--- start ---

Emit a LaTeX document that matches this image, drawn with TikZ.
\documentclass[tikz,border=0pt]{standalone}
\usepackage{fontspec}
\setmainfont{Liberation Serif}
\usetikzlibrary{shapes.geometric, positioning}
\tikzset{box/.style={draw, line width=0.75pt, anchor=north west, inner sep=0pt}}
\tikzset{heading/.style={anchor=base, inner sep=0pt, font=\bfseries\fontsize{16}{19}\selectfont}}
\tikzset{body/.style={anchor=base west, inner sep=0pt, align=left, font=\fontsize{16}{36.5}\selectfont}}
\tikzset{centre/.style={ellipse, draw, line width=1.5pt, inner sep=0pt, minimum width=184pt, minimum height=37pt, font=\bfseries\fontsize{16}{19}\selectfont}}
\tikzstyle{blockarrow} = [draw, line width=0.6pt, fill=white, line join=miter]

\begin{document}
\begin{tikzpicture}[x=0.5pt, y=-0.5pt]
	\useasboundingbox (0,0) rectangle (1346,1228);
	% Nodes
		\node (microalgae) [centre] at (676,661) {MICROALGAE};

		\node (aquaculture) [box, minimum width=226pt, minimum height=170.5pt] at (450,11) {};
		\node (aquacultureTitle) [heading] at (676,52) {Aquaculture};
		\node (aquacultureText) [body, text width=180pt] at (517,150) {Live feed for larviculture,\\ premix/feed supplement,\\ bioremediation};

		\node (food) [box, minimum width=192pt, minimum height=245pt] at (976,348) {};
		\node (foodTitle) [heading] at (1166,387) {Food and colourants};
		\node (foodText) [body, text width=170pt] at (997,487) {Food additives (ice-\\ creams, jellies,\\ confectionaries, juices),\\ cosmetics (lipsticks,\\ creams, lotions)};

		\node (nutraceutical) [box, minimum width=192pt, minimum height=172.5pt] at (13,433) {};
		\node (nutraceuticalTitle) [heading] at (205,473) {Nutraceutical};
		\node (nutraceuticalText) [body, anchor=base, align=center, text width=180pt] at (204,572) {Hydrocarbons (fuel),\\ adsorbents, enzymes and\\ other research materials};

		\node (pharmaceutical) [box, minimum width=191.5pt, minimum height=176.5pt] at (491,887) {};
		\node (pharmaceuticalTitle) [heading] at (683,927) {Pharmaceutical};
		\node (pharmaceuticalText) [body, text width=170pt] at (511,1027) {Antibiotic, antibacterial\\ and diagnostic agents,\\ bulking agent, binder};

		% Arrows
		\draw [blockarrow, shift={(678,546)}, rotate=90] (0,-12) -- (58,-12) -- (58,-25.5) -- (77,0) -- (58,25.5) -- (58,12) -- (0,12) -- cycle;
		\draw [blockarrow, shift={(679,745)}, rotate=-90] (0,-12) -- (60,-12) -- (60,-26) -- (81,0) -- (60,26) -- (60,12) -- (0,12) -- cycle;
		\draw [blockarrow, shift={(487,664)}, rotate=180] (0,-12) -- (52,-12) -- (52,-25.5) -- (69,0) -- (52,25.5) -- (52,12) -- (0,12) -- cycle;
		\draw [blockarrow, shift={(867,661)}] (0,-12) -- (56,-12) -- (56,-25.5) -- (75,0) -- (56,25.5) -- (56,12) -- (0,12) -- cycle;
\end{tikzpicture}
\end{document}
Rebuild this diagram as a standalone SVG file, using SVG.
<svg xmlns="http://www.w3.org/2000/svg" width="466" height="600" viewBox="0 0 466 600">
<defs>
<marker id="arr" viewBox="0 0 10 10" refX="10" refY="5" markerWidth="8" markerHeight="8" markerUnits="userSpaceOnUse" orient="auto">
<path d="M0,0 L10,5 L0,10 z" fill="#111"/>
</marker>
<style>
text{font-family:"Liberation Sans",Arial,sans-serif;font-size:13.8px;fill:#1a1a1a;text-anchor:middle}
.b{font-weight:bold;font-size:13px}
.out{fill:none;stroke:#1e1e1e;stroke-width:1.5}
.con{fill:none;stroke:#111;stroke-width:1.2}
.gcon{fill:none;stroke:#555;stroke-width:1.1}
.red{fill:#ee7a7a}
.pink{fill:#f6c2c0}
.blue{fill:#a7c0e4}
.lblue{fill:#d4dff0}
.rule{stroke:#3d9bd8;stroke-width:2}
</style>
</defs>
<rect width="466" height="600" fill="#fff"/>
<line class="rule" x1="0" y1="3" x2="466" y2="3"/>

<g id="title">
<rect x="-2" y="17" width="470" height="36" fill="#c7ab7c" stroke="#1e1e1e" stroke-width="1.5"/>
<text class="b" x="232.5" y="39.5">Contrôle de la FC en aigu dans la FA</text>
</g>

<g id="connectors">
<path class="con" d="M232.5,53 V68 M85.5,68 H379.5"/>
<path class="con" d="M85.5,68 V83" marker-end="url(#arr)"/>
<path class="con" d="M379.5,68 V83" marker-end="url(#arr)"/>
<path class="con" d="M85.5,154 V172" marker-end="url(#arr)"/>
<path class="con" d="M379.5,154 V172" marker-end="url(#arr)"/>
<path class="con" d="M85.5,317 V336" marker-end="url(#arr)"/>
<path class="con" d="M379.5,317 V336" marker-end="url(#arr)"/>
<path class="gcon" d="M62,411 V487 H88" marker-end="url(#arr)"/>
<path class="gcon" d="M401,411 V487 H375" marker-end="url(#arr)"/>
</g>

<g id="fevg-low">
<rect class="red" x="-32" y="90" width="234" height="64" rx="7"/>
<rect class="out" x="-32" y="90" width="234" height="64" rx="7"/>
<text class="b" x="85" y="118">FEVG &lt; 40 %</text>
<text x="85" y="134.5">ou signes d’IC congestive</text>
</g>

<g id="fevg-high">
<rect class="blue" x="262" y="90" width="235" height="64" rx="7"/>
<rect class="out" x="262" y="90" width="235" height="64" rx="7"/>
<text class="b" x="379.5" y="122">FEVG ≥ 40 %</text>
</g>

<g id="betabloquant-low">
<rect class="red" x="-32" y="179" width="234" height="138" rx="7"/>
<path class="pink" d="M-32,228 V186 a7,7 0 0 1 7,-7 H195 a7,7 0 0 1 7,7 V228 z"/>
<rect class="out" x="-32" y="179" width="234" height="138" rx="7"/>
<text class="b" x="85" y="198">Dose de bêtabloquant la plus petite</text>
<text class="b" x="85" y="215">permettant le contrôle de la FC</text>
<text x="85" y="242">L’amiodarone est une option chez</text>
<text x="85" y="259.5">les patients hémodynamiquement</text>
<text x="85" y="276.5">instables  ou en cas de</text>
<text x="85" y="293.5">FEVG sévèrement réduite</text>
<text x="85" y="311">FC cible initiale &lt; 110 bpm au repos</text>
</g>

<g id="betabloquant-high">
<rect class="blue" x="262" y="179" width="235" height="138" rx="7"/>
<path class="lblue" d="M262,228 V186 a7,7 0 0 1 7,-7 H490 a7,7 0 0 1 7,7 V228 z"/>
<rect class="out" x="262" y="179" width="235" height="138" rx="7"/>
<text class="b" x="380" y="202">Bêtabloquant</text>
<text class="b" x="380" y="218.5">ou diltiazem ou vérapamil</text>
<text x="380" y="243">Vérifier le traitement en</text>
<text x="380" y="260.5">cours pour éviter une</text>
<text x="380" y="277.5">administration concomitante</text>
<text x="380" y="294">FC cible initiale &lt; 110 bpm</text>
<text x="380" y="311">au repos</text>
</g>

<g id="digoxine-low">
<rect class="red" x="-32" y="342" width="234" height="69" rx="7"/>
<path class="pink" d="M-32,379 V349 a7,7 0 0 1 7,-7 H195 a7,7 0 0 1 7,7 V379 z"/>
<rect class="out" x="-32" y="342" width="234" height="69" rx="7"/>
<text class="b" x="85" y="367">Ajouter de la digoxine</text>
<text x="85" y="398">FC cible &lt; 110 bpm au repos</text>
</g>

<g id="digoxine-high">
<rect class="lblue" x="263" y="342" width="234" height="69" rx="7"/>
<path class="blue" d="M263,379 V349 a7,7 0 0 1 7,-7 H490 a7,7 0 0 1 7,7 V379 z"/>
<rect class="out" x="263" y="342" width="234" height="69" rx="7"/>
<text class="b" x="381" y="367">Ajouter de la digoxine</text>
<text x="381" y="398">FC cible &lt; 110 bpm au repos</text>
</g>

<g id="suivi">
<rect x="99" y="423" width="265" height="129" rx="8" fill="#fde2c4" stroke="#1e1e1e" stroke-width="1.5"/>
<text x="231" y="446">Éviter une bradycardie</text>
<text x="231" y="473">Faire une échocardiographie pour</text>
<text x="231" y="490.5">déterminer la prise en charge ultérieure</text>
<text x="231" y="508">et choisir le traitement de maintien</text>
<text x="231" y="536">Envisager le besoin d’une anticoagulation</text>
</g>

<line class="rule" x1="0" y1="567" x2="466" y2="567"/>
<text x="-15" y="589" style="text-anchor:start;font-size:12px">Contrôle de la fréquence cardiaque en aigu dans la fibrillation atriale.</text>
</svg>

--- end ---

_WORK REQUIRED_: Please print the lines from the start of the records up to and including the line with "(pharmaceuticalText) [body, text", copying each one exactly and leaving out the rest.

_WRITTEN REPLY_:
Emit a LaTeX document that matches this image, drawn with TikZ.
\documentclass[tikz,border=0pt]{standalone}
\usepackage{fontspec}
\setmainfont{Liberation Serif}
\usetikzlibrary{shapes.geometric, positioning}
\tikzset{box/.style={draw, line width=0.75pt, anchor=north west, inner sep=0pt}}
\tikzset{heading/.style={anchor=base, inner sep=0pt, font=\bfseries\fontsize{16}{19}\selectfont}}
\tikzset{body/.style={anchor=base west, inner sep=0pt, align=left, font=\fontsize{16}{36.5}\selectfont}}
\tikzset{centre/.style={ellipse, draw, line width=1.5pt, inner sep=0pt, minimum width=184pt, minimum height=37pt, font=\bfseries\fontsize{16}{19}\selectfont}}
\tikzstyle{blockarrow} = [draw, line width=0.6pt, fill=white, line join=miter]

\begin{document}
\begin{tikzpicture}[x=0.5pt, y=-0.5pt]
	\useasboundingbox (0,0) rectangle (1346,1228);
	% Nodes
		\node (microalgae) [centre] at (676,661) {MICROALGAE};

		\node (aquaculture) [box, minimum width=226pt, minimum height=170.5pt] at (450,11) {};
		\node (aquacultureTitle) [heading] at (676,52) {Aquaculture};
		\node (aquacultureText) [body, text width=180pt] at (517,150) {Live feed for larviculture,\\ premix/feed supplement,\\ bioremediation};

		\node (food) [box, minimum width=192pt, minimum height=245pt] at (976,348) {};
		\node (foodTitle) [heading] at (1166,387) {Food and colourants};
		\node (foodText) [body, text width=170pt] at (997,487) {Food additives (ice-\\ creams, jellies,\\ confectionaries, juices),\\ cosmetics (lipsticks,\\ creams, lotions)};

		\node (nutraceutical) [box, minimum width=192pt, minimum height=172.5pt] at (13,433) {};
		\node (nutraceuticalTitle) [heading] at (205,473) {Nutraceutical};
		\node (nutraceuticalText) [body, anchor=base, align=center, text width=180pt] at (204,572) {Hydrocarbons (fuel),\\ adsorbents, enzymes and\\ other research materials};

		\node (pharmaceutical) [box, minimum width=191.5pt, minimum height=176.5pt] at (491,887) {};
		\node (pharmaceuticalTitle) [heading] at (683,927) {Pharmaceutical};
		\node (pharmaceuticalText) [body, text width=170pt] at (511,1027) {Antibiotic, antibacterial\\ and diagnostic agents,\\ bulking agent, binder};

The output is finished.